# [SHORT TASK]
Do not repeat pictures. Repeat exactly the lines of the listing below from its first line through the line with "const darkEnd = 7;".

# GIVEN DATA start

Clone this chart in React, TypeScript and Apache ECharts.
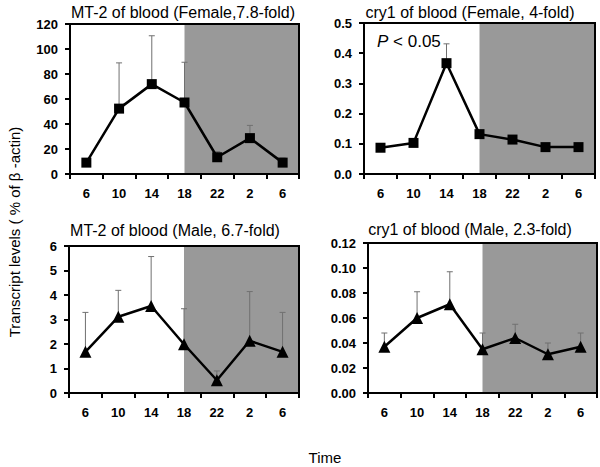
import React, { useEffect, useRef } from "react";
import * as echarts from "echarts";

const hours = ["6", "10", "14", "18", "22", "2", "6"];
const slotCenters = [0.5, 1.5, 2.5, 3.5, 4.5, 5.5, 6.5];
const darkStart = 3.5;
const darkEnd = 7;

const mt2Female = [9.1, 52.3, 71.9, 57.2, 13.4, 28.7, 9.1];
const mt2FemaleTop = [11.8, 88.9, 110.6, 89.4, 18, 38.9, 12.9];
const cry1Female = [0.087, 0.103, 0.367, 0.132, 0.114, 0.089, 0.089];
const cry1FemaleTop = [0.087, 0.103, 0.431, 0.132, 0.114, 0.089, 0.089];
const mt2Male = [1.68, 3.11, 3.55, 1.99, 0.52, 2.13, 1.68];
const mt2MaleTop = [3.29, 4.19, 5.57, 3.44, 0.9, 4.14, 3.29];
const cry1Male = [0.037, 0.06, 0.071, 0.035, 0.044, 0.031, 0.037];
const cry1MaleTop = [0.048, 0.081, 0.097, 0.048, 0.055, 0.04, 0.048];

const titles = [
  "MT-2 of blood (Female,7.8-fold)",
  "cry1 of blood (Female, 4-fold)",
  "MT-2 of blood (Male, 6.7-fold)",
  "cry1 of blood (Male, 2.3-fold)",
];

const panels = [
  { title: titles[0], vals: mt2Female, tops: mt2FemaleTop, max: 120, interval: 20, dec: 0, symbol: "rect", size: 10, grid: { left: 70, top: 24, width: 229, height: 150 }, titlePos: [183, 12] },
  { title: titles[1], vals: cry1Female, tops: cry1FemaleTop, max: 0.5, interval: 0.1, dec: 1, symbol: "rect", size: 10, grid: { left: 364, top: 23, width: 231, height: 151 }, titlePos: [470, 12] },
  { title: titles[2], vals: mt2Male, tops: mt2MaleTop, max: 6, interval: 1, dec: 0, symbol: "triangle", size: 12, grid: { left: 69, top: 246, width: 230, height: 147 }, titlePos: [175, 230] },
  { title: titles[3], vals: cry1Male, tops: cry1MaleTop, max: 0.12, interval: 0.02, dec: 2, symbol: "triangle", size: 12, grid: { left: 368, top: 243, width: 229, height: 150 }, titlePos: [470, 229] },
];

const FONT = "'Liberation Sans', Arial, Helvetica, sans-serif";

export default function App() {
  const ref = useRef<HTMLDivElement>(null);
  useEffect(() => {
    if (!ref.current) return;
    const chart = echarts.init(ref.current, null, { renderer: "svg" });
    const grid: any[] = [];
    const xAxis: any[] = [];
    const yAxis: any[] = [];
    const series: any[] = [];
    const graphic: any[] = [];
    panels.forEach((p, k) => {
      grid.push({ ...p.grid, show: true, borderColor: "#000", borderWidth: 2, backgroundColor: "transparent", z: 10 });
      xAxis.push({
        type: "category",
        gridIndex: k,
        data: hours,
        boundaryGap: true,
        axisLine: { lineStyle: { color: "#000", width: 2 } },
        axisTick: { show: true, length: 5, lineStyle: { color: "#000", width: 2 } },
        axisLabel: { color: "#000", fontWeight: "bold", fontSize: 13, fontFamily: FONT, margin: 13 },
        splitLine: { show: false },
      });
      xAxis.push({ type: "value", gridIndex: k, min: 0, max: 7, show: false });
      yAxis.push({
        type: "value",
        gridIndex: k,
        min: 0,
        max: p.max,
        interval: p.interval,
        axisLine: { show: true, lineStyle: { color: "#000", width: 2 } },
        axisTick: { show: true, length: 5, lineStyle: { color: "#000", width: 2 } },
        axisLabel: { color: "#000", fontWeight: "bold", fontSize: 13, fontFamily: FONT, margin: 12, formatter: (v: number) => v.toFixed(p.dec) },
        splitLine: { show: false },
      });
      series.push({
        type: "line",
        xAxisIndex: 2 * k + 1,
        yAxisIndex: k,
        data: [[darkStart, p.max], [darkEnd, p.max]],
        symbol: "none",
        lineStyle: { width: 0 },
        areaStyle: { color: "#999999", opacity: 1 },
        z: 1,
        silent: true,
      });
      series.push({
        type: "custom",
        xAxisIndex: 2 * k + 1,
        yAxisIndex: k,
        data: slotCenters.map((x, i) => [x, p.vals[i], p.tops[i]]),
        renderItem: (params: any, api: any) => {
          const a = api.coord([api.value(0), api.value(1)]);
          const b = api.coord([api.value(0), api.value(2)]);
          const st = { stroke: "#707070", lineWidth: 1 };
          return {
            type: "group",
            children: [
              { type: "line", shape: { x1: a[0], y1: a[1], x2: b[0], y2: b[1] }, style: st },
              { type: "line", shape: { x1: b[0] - 3, y1: b[1], x2: b[0] + 3, y2: b[1] }, style: st },
            ],
          };
        },
        z: 2,
        silent: true,
      });
      series.push({
        type: "line",
        xAxisIndex: 2 * k + 1,
        yAxisIndex: k,
        data: slotCenters.map((x, i) => [x, p.vals[i]]),
        symbol: p.symbol,
        symbolSize: p.size,
        showSymbol: true,
        itemStyle: { color: "#000" },
        lineStyle: { color: "#000", width: 2.5 },
        z: 3,
      });
      graphic.push({
        type: "text",
        x: p.titlePos[0],
        y: p.titlePos[1],
        style: { text: p.title, font: `16px ${FONT}`, fill: "#000", textAlign: "center", textVerticalAlign: "middle" },
      });
    });
    graphic.push({
      type: "text",
      x: 377,
      y: 41,
      style: {
        text: "{i|P}{n| < 0.05}",
        textVerticalAlign: "middle",
        rich: {
          i: { fontStyle: "italic", fontSize: 17, fontFamily: FONT, fill: "#000" },
          n: { fontSize: 17, fontFamily: FONT, fill: "#000" },
        },
      },
    });
    graphic.push({
      type: "text",
      x: 14,
      y: 232,
      rotation: Math.PI / 2,
      style: { text: "Transcript levels ( % of β -actin)", font: `15px ${FONT}`, fill: "#000", textAlign: "center", textVerticalAlign: "middle" },
    });
    graphic.push({
      type: "text",
      x: 325,
      y: 457,
      style: { text: "Time", font: `15px ${FONT}`, fill: "#000", textAlign: "center", textVerticalAlign: "middle" },
    });
    chart.setOption({ animation: false, backgroundColor: "#fff", grid, xAxis, yAxis, series, graphic });
    return () => chart.dispose();
  }, []);
  return <div ref={ref} style={{ position: "absolute", left: 0, top: 0, width: 600, height: 467 }} />;
}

# GIVEN DATA end

# [CORRECT RESULT]
Clone this chart in React, TypeScript and Apache ECharts.
import React, { useEffect, useRef } from "react";
import * as echarts from "echarts";

const hours = ["6", "10", "14", "18", "22", "2", "6"];
const slotCenters = [0.5, 1.5, 2.5, 3.5, 4.5, 5.5, 6.5];
const darkStart = 3.5;
const darkEnd = 7;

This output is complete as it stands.